- **Task to complete**
Print the lines of the listing below verbatim from its first line through the line bearing "const bkgTicks = [-100, -50, 0];". Any pictures are to be omitted.

- **Supplied material**
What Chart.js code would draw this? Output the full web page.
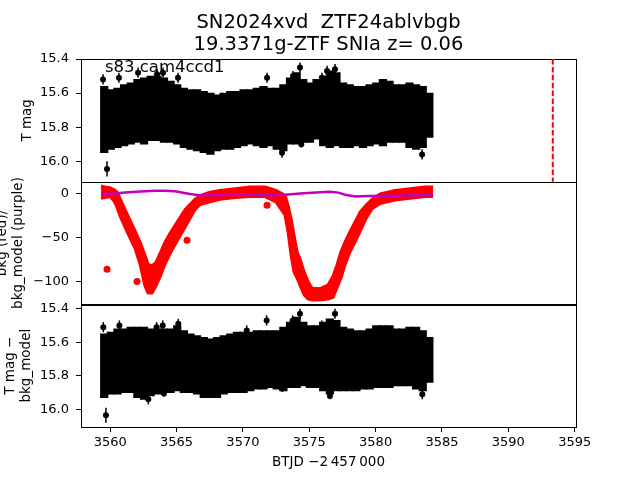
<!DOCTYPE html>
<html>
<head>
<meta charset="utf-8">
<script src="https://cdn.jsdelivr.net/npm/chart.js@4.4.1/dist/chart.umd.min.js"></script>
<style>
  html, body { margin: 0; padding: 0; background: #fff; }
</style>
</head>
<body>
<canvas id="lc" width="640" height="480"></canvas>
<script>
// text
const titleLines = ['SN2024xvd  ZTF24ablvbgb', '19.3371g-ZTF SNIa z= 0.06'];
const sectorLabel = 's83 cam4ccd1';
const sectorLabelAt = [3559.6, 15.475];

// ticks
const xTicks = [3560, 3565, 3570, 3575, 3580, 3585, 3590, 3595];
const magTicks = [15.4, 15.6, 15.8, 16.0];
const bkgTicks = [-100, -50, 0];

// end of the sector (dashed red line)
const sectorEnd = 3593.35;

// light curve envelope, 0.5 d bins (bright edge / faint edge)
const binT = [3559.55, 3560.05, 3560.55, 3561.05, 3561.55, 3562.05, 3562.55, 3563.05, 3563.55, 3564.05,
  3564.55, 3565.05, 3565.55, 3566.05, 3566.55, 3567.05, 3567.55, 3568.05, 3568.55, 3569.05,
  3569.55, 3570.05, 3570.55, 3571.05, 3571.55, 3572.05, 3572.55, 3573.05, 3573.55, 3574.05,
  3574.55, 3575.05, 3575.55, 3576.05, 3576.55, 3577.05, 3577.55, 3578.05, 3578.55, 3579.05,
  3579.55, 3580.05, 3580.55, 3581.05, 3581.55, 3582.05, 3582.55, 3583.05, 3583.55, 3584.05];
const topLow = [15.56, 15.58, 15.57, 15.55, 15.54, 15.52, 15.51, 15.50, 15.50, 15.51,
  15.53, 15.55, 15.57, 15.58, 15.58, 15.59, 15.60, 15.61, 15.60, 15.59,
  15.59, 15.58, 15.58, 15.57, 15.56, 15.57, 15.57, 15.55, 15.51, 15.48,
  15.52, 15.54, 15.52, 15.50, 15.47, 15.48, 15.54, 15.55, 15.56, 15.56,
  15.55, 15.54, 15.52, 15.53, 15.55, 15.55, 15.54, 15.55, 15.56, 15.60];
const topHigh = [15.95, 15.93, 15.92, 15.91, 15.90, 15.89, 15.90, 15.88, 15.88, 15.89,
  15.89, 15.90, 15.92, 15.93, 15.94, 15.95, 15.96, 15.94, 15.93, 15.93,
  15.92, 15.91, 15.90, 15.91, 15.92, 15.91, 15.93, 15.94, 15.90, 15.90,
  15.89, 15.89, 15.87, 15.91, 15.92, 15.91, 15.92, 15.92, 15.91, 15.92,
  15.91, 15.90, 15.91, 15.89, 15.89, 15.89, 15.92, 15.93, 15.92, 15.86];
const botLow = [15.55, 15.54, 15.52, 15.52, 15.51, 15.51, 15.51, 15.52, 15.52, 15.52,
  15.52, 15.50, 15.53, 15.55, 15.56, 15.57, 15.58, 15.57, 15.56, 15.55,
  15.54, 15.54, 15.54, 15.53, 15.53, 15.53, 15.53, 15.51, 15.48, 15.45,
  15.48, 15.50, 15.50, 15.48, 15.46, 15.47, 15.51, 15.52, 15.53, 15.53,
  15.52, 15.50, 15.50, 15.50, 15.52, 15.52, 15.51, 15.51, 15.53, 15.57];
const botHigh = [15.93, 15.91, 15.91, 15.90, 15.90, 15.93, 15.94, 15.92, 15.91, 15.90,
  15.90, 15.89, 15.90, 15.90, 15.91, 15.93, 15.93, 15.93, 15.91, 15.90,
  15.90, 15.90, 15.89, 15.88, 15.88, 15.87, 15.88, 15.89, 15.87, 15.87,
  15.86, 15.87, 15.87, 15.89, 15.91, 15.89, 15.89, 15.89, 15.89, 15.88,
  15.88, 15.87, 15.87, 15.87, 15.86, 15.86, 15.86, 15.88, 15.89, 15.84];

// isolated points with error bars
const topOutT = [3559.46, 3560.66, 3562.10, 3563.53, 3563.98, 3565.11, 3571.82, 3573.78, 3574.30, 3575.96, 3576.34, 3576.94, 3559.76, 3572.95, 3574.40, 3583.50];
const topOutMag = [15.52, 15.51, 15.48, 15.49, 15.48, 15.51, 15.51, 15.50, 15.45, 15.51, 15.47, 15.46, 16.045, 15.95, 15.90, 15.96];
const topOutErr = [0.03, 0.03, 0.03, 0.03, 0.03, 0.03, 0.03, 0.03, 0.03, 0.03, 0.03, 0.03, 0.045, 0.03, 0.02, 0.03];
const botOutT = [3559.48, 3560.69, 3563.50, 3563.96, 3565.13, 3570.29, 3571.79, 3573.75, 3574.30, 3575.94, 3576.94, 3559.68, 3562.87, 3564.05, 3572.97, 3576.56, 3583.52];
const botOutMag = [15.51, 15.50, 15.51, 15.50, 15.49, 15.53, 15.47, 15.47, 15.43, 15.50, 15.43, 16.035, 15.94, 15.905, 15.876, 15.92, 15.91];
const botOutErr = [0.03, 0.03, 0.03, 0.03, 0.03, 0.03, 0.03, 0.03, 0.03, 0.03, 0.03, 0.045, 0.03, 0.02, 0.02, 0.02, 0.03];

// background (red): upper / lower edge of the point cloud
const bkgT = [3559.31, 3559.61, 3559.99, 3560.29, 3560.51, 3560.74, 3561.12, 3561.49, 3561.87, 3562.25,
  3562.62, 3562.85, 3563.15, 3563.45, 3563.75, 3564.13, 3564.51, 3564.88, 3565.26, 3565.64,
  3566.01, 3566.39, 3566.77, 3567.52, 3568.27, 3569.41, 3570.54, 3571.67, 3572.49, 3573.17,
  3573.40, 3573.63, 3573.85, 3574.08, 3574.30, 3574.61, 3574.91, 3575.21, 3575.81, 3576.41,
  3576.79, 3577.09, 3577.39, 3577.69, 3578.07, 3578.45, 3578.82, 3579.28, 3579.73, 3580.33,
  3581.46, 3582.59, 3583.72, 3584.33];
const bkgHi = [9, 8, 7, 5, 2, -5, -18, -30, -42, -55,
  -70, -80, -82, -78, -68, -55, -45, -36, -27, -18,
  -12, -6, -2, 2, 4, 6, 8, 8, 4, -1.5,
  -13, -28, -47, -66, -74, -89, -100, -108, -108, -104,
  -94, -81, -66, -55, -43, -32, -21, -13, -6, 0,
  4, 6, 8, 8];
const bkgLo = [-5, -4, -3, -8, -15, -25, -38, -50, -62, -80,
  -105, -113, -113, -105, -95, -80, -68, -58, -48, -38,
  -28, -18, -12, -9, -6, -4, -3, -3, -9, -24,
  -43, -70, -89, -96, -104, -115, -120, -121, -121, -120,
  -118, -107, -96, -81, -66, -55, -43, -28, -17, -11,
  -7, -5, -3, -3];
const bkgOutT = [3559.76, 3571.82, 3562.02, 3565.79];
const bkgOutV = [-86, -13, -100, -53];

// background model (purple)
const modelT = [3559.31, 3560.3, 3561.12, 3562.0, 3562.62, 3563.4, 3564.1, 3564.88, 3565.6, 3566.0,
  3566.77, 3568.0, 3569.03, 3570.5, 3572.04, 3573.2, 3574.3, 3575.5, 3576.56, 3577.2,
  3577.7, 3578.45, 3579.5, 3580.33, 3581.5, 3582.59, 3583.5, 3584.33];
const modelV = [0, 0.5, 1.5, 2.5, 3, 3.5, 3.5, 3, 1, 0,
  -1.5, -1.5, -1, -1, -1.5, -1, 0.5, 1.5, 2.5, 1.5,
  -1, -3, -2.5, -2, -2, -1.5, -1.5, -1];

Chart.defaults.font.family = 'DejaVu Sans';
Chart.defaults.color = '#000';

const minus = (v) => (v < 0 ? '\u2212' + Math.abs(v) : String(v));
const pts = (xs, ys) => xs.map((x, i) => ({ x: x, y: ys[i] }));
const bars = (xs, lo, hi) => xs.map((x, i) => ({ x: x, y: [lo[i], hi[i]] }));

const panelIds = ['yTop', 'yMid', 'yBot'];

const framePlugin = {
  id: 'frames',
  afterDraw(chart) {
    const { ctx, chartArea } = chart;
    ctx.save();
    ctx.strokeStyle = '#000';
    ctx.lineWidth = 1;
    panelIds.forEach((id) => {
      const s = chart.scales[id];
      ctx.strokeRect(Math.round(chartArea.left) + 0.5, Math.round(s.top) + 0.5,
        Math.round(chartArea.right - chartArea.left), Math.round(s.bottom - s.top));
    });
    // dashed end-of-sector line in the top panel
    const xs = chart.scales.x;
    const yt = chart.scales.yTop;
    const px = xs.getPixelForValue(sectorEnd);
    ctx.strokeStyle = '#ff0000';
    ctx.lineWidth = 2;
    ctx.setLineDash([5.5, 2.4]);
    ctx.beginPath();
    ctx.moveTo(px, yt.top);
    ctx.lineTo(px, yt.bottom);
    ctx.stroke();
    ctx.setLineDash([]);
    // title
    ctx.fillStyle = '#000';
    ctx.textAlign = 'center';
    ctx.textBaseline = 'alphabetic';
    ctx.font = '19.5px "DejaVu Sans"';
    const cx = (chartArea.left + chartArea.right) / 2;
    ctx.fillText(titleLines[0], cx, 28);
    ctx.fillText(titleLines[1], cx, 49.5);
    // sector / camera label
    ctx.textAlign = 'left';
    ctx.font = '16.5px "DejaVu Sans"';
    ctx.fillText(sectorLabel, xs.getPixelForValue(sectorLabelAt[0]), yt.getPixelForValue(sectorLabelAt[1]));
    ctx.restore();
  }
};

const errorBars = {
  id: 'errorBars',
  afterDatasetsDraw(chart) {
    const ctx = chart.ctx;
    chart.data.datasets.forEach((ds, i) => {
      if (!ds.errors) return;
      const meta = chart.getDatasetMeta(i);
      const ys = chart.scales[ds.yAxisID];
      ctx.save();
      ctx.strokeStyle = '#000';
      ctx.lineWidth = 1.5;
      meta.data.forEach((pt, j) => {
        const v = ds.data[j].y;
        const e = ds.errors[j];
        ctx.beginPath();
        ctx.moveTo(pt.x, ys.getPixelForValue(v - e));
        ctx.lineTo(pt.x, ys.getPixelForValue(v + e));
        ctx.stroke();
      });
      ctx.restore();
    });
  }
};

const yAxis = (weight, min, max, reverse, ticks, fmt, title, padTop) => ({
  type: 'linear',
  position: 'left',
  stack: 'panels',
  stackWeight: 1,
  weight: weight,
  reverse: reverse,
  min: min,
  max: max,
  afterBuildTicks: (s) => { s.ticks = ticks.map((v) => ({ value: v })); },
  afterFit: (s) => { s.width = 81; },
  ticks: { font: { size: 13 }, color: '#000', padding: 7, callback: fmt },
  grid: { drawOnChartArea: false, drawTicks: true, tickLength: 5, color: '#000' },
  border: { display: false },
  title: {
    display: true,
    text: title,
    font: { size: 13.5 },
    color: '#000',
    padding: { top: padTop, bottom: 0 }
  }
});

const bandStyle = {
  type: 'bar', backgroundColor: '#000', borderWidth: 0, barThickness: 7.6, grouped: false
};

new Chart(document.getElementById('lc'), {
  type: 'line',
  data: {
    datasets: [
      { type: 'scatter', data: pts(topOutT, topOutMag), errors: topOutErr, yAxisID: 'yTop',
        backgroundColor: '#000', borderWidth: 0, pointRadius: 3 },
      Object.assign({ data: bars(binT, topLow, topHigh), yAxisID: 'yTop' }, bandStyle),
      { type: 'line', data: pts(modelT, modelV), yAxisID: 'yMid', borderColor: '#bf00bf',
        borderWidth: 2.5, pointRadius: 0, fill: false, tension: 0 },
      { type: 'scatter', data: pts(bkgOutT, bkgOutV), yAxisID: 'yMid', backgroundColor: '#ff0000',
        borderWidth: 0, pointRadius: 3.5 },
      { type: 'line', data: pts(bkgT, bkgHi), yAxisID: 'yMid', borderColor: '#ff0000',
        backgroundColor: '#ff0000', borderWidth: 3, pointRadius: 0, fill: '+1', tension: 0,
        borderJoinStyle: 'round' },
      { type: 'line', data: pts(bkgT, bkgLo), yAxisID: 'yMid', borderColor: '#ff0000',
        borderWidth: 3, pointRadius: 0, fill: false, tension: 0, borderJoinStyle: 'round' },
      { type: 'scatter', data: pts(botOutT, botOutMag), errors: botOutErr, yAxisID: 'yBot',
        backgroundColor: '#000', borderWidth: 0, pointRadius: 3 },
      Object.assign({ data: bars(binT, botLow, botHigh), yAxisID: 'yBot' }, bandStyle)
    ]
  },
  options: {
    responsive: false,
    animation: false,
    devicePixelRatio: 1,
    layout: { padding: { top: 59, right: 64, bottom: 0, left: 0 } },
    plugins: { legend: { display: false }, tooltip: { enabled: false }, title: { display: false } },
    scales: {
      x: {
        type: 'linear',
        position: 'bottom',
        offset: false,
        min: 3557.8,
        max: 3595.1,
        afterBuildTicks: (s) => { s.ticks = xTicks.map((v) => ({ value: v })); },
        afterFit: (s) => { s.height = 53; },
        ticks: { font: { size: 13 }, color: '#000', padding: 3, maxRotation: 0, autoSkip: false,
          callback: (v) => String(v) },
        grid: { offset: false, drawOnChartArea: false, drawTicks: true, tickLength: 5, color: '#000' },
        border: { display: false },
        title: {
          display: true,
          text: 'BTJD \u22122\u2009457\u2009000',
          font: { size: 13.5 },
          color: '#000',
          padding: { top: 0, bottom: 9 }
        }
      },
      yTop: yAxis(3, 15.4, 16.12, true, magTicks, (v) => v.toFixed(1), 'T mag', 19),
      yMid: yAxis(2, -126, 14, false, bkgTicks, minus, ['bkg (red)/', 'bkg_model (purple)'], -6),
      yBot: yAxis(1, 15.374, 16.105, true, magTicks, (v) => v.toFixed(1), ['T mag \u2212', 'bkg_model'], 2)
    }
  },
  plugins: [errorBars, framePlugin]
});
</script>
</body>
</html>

- **Response to the exercise**
What Chart.js code would draw this? Output the full web page.
<!DOCTYPE html>
<html>
<head>
<meta charset="utf-8">
<script src="https://cdn.jsdelivr.net/npm/chart.js@4.4.1/dist/chart.umd.min.js"></script>
<style>
  html, body { margin: 0; padding: 0; background: #fff; }
</style>
</head>
<body>
<canvas id="lc" width="640" height="480"></canvas>
<script>
// text
const titleLines = ['SN2024xvd  ZTF24ablvbgb', '19.3371g-ZTF SNIa z= 0.06'];
const sectorLabel = 's83 cam4ccd1';
const sectorLabelAt = [3559.6, 15.475];

// ticks
const xTicks = [3560, 3565, 3570, 3575, 3580, 3585, 3590, 3595];
const magTicks = [15.4, 15.6, 15.8, 16.0];
const bkgTicks = [-100, -50, 0];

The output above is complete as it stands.